Extract each line of the material that follows exactly and omit its pictures.
— start of Data segment —
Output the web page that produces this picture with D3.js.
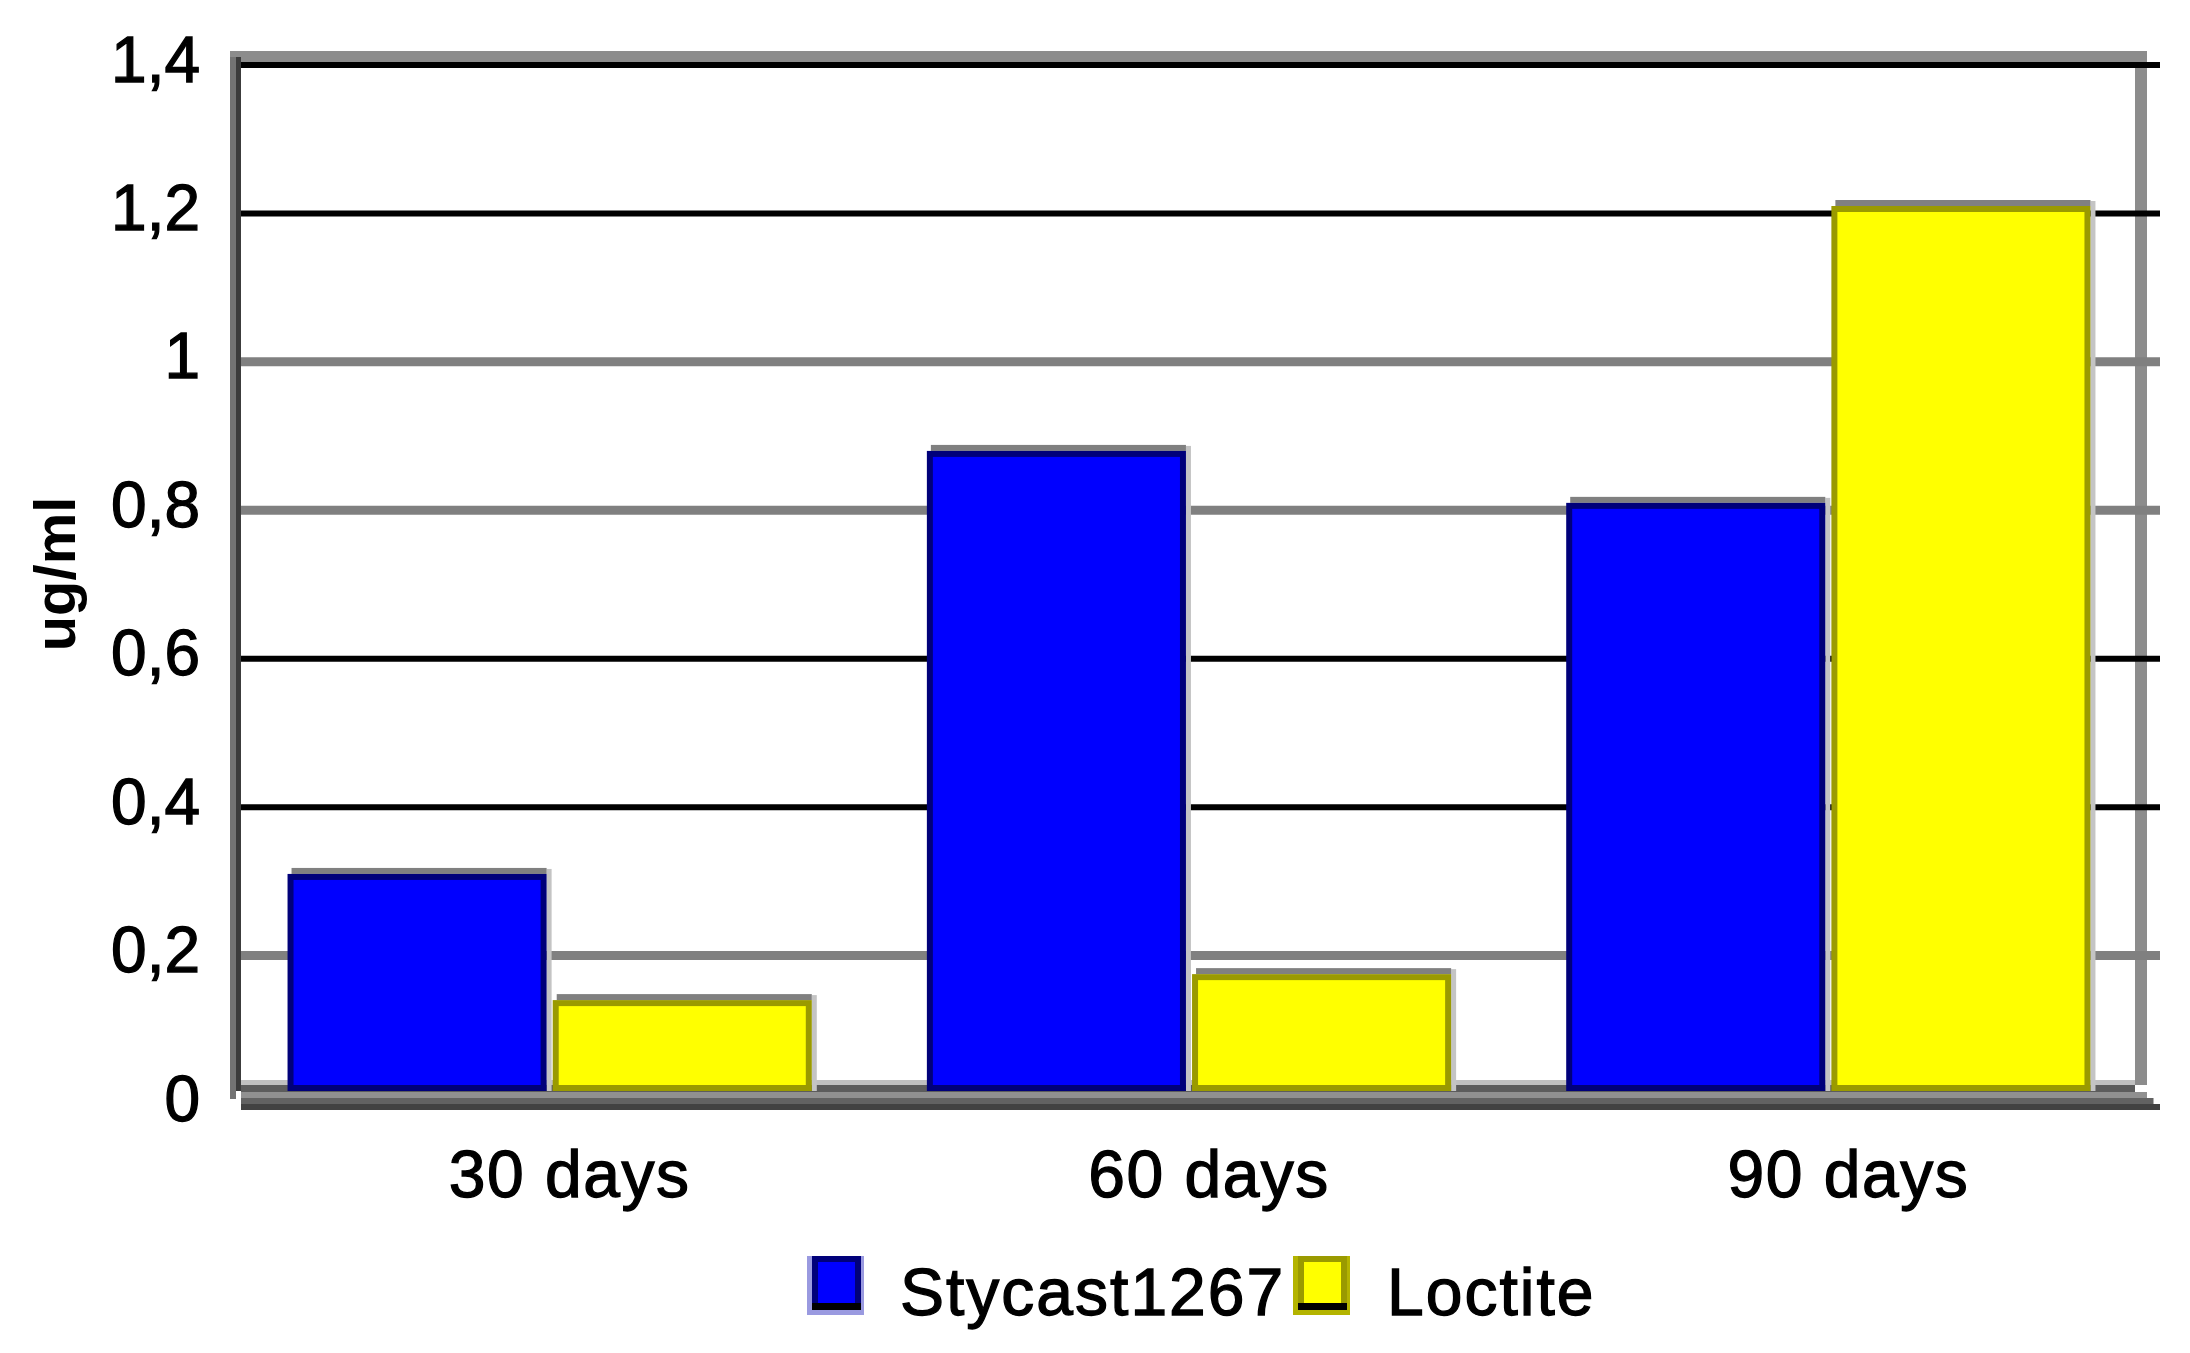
<!DOCTYPE html>
<html>
<head>
<meta charset="utf-8">
<script src="https://cdn.jsdelivr.net/npm/d3@7"></script>
<style>
  html, body { margin: 0; padding: 0; background: #ffffff; }
  svg { display: block; }
  text { font-family: "Liberation Sans", Arial, sans-serif; fill: #000; }
</style>
</head>
<body>
<svg id="chart" width="2190" height="1353"></svg>
<script>
// ---- data ----
const categories = ["30 days", "60 days", "90 days"];
const seriesNames = ["Stycast1267", "Loctite"];
const stycastValues = [0.31, 0.88, 0.81];
const loctiteValues = [0.14, 0.175, 1.21];
const yTickValues = [0, 0.2, 0.4, 0.6, 0.8, 1.0, 1.2, 1.4];
const yTitle = "ug/ml";

// ---- layout ----
const svg = d3.select("#chart");
const wallL = 230, wallR = 2147, gridEnd = 2160;
const depth = 13; // pseudo-3D offset between back wall and front floor

const x = d3.scaleBand().domain(categories).range([230, 2148]).padding(0);
const bw = x.bandwidth();
const xi = d3.scaleBand().domain(seriesNames)
  .range([bw * 0.09, bw * 0.91]).paddingInner(0.023).paddingOuter(0);
const y = d3.scaleLinear().domain([0, 1.4]).range([1104, 65]);

const colors = {
  "Stycast1267": { fill: "#0000ff", edge: "#00007a", top: "#808080", outer: "#9a9ae0" },
  "Loctite": { fill: "#ffff00", edge: "#9a9a00", top: "#808080", outer: "#b4b400" }
};

const rows = categories.map((c, i) => ({
  cat: c,
  vals: [
    { s: seriesNames[0], v: stycastValues[i] },
    { s: seriesNames[1], v: loctiteValues[i] }
  ]
}));

// ---- frame (walls) ----
const floorY = y(0) - depth;
svg.append("rect").attr("x", wallL).attr("y", y(1.4) - 14)
  .attr("width", wallR - wallL).attr("height", 12).attr("fill", "#8c8c8c");
svg.append("rect").attr("x", wallL).attr("y", y(1.4) - 8)
  .attr("width", 6).attr("height", floorY + 8 - (y(1.4) - 8)).attr("fill", "#747474");
svg.append("rect").attr("x", wallL + 6).attr("y", y(1.4) - 8)
  .attr("width", 5).attr("height", floorY - (y(1.4) - 8)).attr("fill", "#3c3c3c");
svg.append("rect").attr("x", 2135).attr("y", y(1.4) - 8)
  .attr("width", 12).attr("height", floorY - 6 - (y(1.4) - 8)).attr("fill", "#8c8c8c");

svg.append("rect").attr("x", wallL + 11).attr("y", floorY - 11)
  .attr("width", 2135 - wallL - 11).attr("height", 5).attr("fill", "#c0c0c0");
svg.append("rect").attr("x", wallL + 11).attr("y", floorY - 6)
  .attr("width", 2135 - wallL - 11).attr("height", 7).attr("fill", "#5c5c5c");

// ---- gridlines ----
const gridTicks = yTickValues.filter(v => v > 0).slice().reverse();
svg.append("g").selectAll("line").data(gridTicks).join("line")
  .attr("x1", wallL + 11).attr("x2", gridEnd)
  .attr("y1", d => y(d)).attr("y2", d => y(d))
  .attr("stroke", (d, k) => (k % 4 < 2 ? "#000000" : "#808080"))
  .attr("stroke-width", (d, k) => (k % 4 < 2 ? 6 : 9));

// ---- bars ----
const groups = svg.append("g").selectAll("g").data(rows).join("g")
  .attr("transform", d => `translate(${x(d.cat)},0)`);

groups.selectAll("rect.shadow").data(d => d.vals).join("rect")
  .attr("class", "shadow")
  .attr("x", d => xi(d.s) + xi.bandwidth())
  .attr("y", d => y(d.v) - 5)
  .attr("width", 5)
  .attr("height", d => floorY - y(d.v) + 5)
  .attr("fill", "#c4c4c4");

groups.selectAll("rect.topface").data(d => d.vals).join("rect")
  .attr("class", "topface")
  .attr("x", d => xi(d.s) + 4)
  .attr("y", d => y(d.v) - 6)
  .attr("width", xi.bandwidth() - 4)
  .attr("height", 6)
  .attr("fill", d => colors[d.s].top);

groups.selectAll("rect.bar").data(d => d.vals).join("rect")
  .attr("class", "bar")
  .attr("x", d => xi(d.s) + 3)
  .attr("y", d => y(d.v) + 3)
  .attr("width", xi.bandwidth() - 6)
  .attr("height", d => floorY - y(d.v) - 6)
  .attr("fill", d => colors[d.s].fill)
  .attr("stroke", d => colors[d.s].edge)
  .attr("stroke-width", 6);

// ---- floor (front) ----
const floorStripes = [["#909090", 0], ["#626262", 6], ["#424242", 12]];
svg.append("g").selectAll("rect").data(floorStripes).join("rect")
  .attr("x", wallL + 11)
  .attr("y", d => floorY + 1 + d[1])
  .attr("width", (d, i) => wallR - wallL - 11 + i * 6.5)
  .attr("height", 6)
  .attr("fill", d => d[0]);

// ---- y axis labels ----
const locale = d3.formatLocale({ decimal: ",", thousands: ".", grouping: [3], currency: ["", ""] });
const fmt = locale.format("~g");
const yAxis = d3.axisLeft(y).tickValues(yTickValues).tickFormat(fmt)
  .tickSize(0).tickPadding(30);
const gy = svg.append("g").attr("transform", `translate(${wallL},0)`).call(yAxis);
gy.select(".domain").remove();
gy.selectAll("text")
  .attr("dy", "0.25em")
  .style("font-family", "'Liberation Sans', Arial, sans-serif")
  .style("font-size", "64px")
  .attr("fill", "#000")
  .attr("stroke", "#000").attr("stroke-width", 1.3);

// ---- x axis labels ----
const xAxis = d3.axisBottom(x).tickSize(0).tickPadding(0);
const gx = svg.append("g").attr("transform", `translate(20,${1197})`).call(xAxis);
gx.select(".domain").remove();
gx.selectAll("text")
  .attr("y", 0).attr("dy", 0)
  .style("font-family", "'Liberation Sans', Arial, sans-serif")
  .style("font-size", "66px")
  .style("letter-spacing", "1.5px")
  .attr("fill", "#000")
  .attr("stroke", "#000").attr("stroke-width", 1.3);

// ---- y title ----
svg.append("text")
  .attr("transform", "translate(75,574) rotate(-90)")
  .attr("text-anchor", "middle")
  .style("font-size", "58px")
  .style("font-weight", "bold")
  .attr("fill", "#1a1a1a")
  .text(yTitle);

// ---- legend ----
const legendItems = [
  { name: seriesNames[0], sx: 807, tx: 900 },
  { name: seriesNames[1], sx: 1293, tx: 1387 }
];
const lg = svg.append("g").selectAll("g").data(legendItems).join("g")
  .attr("transform", d => `translate(${d.sx},1256)`);
lg.append("rect").attr("x", 0).attr("y", 0).attr("width", 57).attr("height", 59)
  .attr("fill", d => colors[d.name].outer);
lg.append("rect").attr("x", 5).attr("y", 0).attr("width", 49).attr("height", 54)
  .attr("fill", d => colors[d.name].edge);
lg.append("rect").attr("x", 11).attr("y", 6).attr("width", 37).attr("height", 41)
  .attr("fill", d => colors[d.name].fill);
lg.append("rect").attr("x", 5).attr("y", 47).attr("width", 49).attr("height", 7)
  .attr("fill", "#000");
svg.append("g").selectAll("text").data(legendItems).join("text")
  .attr("x", d => d.tx).attr("y", 1315)
  .style("font-size", "66px")
  .style("letter-spacing", "2px")
  .attr("stroke", "#000").attr("stroke-width", 1.3)
  .text(d => d.name);
</script>
</body>
</html>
— end of Data segment —
# Answer to this task
Output the web page that produces this picture with D3.js.
<!DOCTYPE html>
<html>
<head>
<meta charset="utf-8">
<script src="https://cdn.jsdelivr.net/npm/d3@7"></script>
<style>
  html, body { margin: 0; padding: 0; background: #ffffff; }
  svg { display: block; }
  text { font-family: "Liberation Sans", Arial, sans-serif; fill: #000; }
</style>
</head>
<body>
<svg id="chart" width="2190" height="1353"></svg>
<script>
// ---- data ----
const categories = ["30 days", "60 days", "90 days"];
const seriesNames = ["Stycast1267", "Loctite"];
const stycastValues = [0.31, 0.88, 0.81];
const loctiteValues = [0.14, 0.175, 1.21];
const yTickValues = [0, 0.2, 0.4, 0.6, 0.8, 1.0, 1.2, 1.4];
const yTitle = "ug/ml";

// ---- layout ----
const svg = d3.select("#chart");
const wallL = 230, wallR = 2147, gridEnd = 2160;
const depth = 13; // pseudo-3D offset between back wall and front floor

const x = d3.scaleBand().domain(categories).range([230, 2148]).padding(0);
const bw = x.bandwidth();
const xi = d3.scaleBand().domain(seriesNames)
  .range([bw * 0.09, bw * 0.91]).paddingInner(0.023).paddingOuter(0);
const y = d3.scaleLinear().domain([0, 1.4]).range([1104, 65]);

const colors = {
  "Stycast1267": { fill: "#0000ff", edge: "#00007a", top: "#808080", outer: "#9a9ae0" },
  "Loctite": { fill: "#ffff00", edge: "#9a9a00", top: "#808080", outer: "#b4b400" }
};

const rows = categories.map((c, i) => ({
  cat: c,
  vals: [
    { s: seriesNames[0], v: stycastValues[i] },
    { s: seriesNames[1], v: loctiteValues[i] }
  ]
}));

// ---- frame (walls) ----
const floorY = y(0) - depth;
svg.append("rect").attr("x", wallL).attr("y", y(1.4) - 14)
  .attr("width", wallR - wallL).attr("height", 12).attr("fill", "#8c8c8c");
svg.append("rect").attr("x", wallL).attr("y", y(1.4) - 8)
  .attr("width", 6).attr("height", floorY + 8 - (y(1.4) - 8)).attr("fill", "#747474");
svg.append("rect").attr("x", wallL + 6).attr("y", y(1.4) - 8)
  .attr("width", 5).attr("height", floorY - (y(1.4) - 8)).attr("fill", "#3c3c3c");
svg.append("rect").attr("x", 2135).attr("y", y(1.4) - 8)
  .attr("width", 12).attr("height", floorY - 6 - (y(1.4) - 8)).attr("fill", "#8c8c8c");

svg.append("rect").attr("x", wallL + 11).attr("y", floorY - 11)
  .attr("width", 2135 - wallL - 11).attr("height", 5).attr("fill", "#c0c0c0");
svg.append("rect").attr("x", wallL + 11).attr("y", floorY - 6)
  .attr("width", 2135 - wallL - 11).attr("height", 7).attr("fill", "#5c5c5c");

// ---- gridlines ----
const gridTicks = yTickValues.filter(v => v > 0).slice().reverse();
svg.append("g").selectAll("line").data(gridTicks).join("line")
  .attr("x1", wallL + 11).attr("x2", gridEnd)
  .attr("y1", d => y(d)).attr("y2", d => y(d))
  .attr("stroke", (d, k) => (k % 4 < 2 ? "#000000" : "#808080"))
  .attr("stroke-width", (d, k) => (k % 4 < 2 ? 6 : 9));

// ---- bars ----
const groups = svg.append("g").selectAll("g").data(rows).join("g")
  .attr("transform", d => `translate(${x(d.cat)},0)`);

groups.selectAll("rect.shadow").data(d => d.vals).join("rect")
  .attr("class", "shadow")
  .attr("x", d => xi(d.s) + xi.bandwidth())
  .attr("y", d => y(d.v) - 5)
  .attr("width", 5)
  .attr("height", d => floorY - y(d.v) + 5)
  .attr("fill", "#c4c4c4");

groups.selectAll("rect.topface").data(d => d.vals).join("rect")
  .attr("class", "topface")
  .attr("x", d => xi(d.s) + 4)
  .attr("y", d => y(d.v) - 6)
  .attr("width", xi.bandwidth() - 4)
  .attr("height", 6)
  .attr("fill", d => colors[d.s].top);

groups.selectAll("rect.bar").data(d => d.vals).join("rect")
  .attr("class", "bar")
  .attr("x", d => xi(d.s) + 3)
  .attr("y", d => y(d.v) + 3)
  .attr("width", xi.bandwidth() - 6)
  .attr("height", d => floorY - y(d.v) - 6)
  .attr("fill", d => colors[d.s].fill)
  .attr("stroke", d => colors[d.s].edge)
  .attr("stroke-width", 6);

// ---- floor (front) ----
const floorStripes = [["#909090", 0], ["#626262", 6], ["#424242", 12]];
svg.append("g").selectAll("rect").data(floorStripes).join("rect")
  .attr("x", wallL + 11)
  .attr("y", d => floorY + 1 + d[1])
  .attr("width", (d, i) => wallR - wallL - 11 + i * 6.5)
  .attr("height", 6)
  .attr("fill", d => d[0]);

// ---- y axis labels ----
const locale = d3.formatLocale({ decimal: ",", thousands: ".", grouping: [3], currency: ["", ""] });
const fmt = locale.format("~g");
const yAxis = d3.axisLeft(y).tickValues(yTickValues).tickFormat(fmt)
  .tickSize(0).tickPadding(30);
const gy = svg.append("g").attr("transform", `translate(${wallL},0)`).call(yAxis);
gy.select(".domain").remove();
gy.selectAll("text")
  .attr("dy", "0.25em")
  .style("font-family", "'Liberation Sans', Arial, sans-serif")
  .style("font-size", "64px")
  .attr("fill", "#000")
  .attr("stroke", "#000").attr("stroke-width", 1.3);

// ---- x axis labels ----
const xAxis = d3.axisBottom(x).tickSize(0).tickPadding(0);
const gx = svg.append("g").attr("transform", `translate(20,${1197})`).call(xAxis);
gx.select(".domain").remove();
gx.selectAll("text")
  .attr("y", 0).attr("dy", 0)
  .style("font-family", "'Liberation Sans', Arial, sans-serif")
  .style("font-size", "66px")
  .style("letter-spacing", "1.5px")
  .attr("fill", "#000")
  .attr("stroke", "#000").attr("stroke-width", 1.3);

// ---- y title ----
svg.append("text")
  .attr("transform", "translate(75,574) rotate(-90)")
  .attr("text-anchor", "middle")
  .style("font-size", "58px")
  .style("font-weight", "bold")
  .attr("fill", "#1a1a1a")
  .text(yTitle);

// ---- legend ----
const legendItems = [
  { name: seriesNames[0], sx: 807, tx: 900 },
  { name: seriesNames[1], sx: 1293, tx: 1387 }
];
const lg = svg.append("g").selectAll("g").data(legendItems).join("g")
  .attr("transform", d => `translate(${d.sx},1256)`);
lg.append("rect").attr("x", 0).attr("y", 0).attr("width", 57).attr("height", 59)
  .attr("fill", d => colors[d.name].outer);
lg.append("rect").attr("x", 5).attr("y", 0).attr("width", 49).attr("height", 54)
  .attr("fill", d => colors[d.name].edge);
lg.append("rect").attr("x", 11).attr("y", 6).attr("width", 37).attr("height", 41)
  .attr("fill", d => colors[d.name].fill);
lg.append("rect").attr("x", 5).attr("y", 47).attr("width", 49).attr("height", 7)
  .attr("fill", "#000");
svg.append("g").selectAll("text").data(legendItems).join("text")
  .attr("x", d => d.tx).attr("y", 1315)
  .style("font-size", "66px")
  .style("letter-spacing", "2px")
  .attr("stroke", "#000").attr("stroke-width", 1.3)
  .text(d => d.name);
</script>
</body>
</html>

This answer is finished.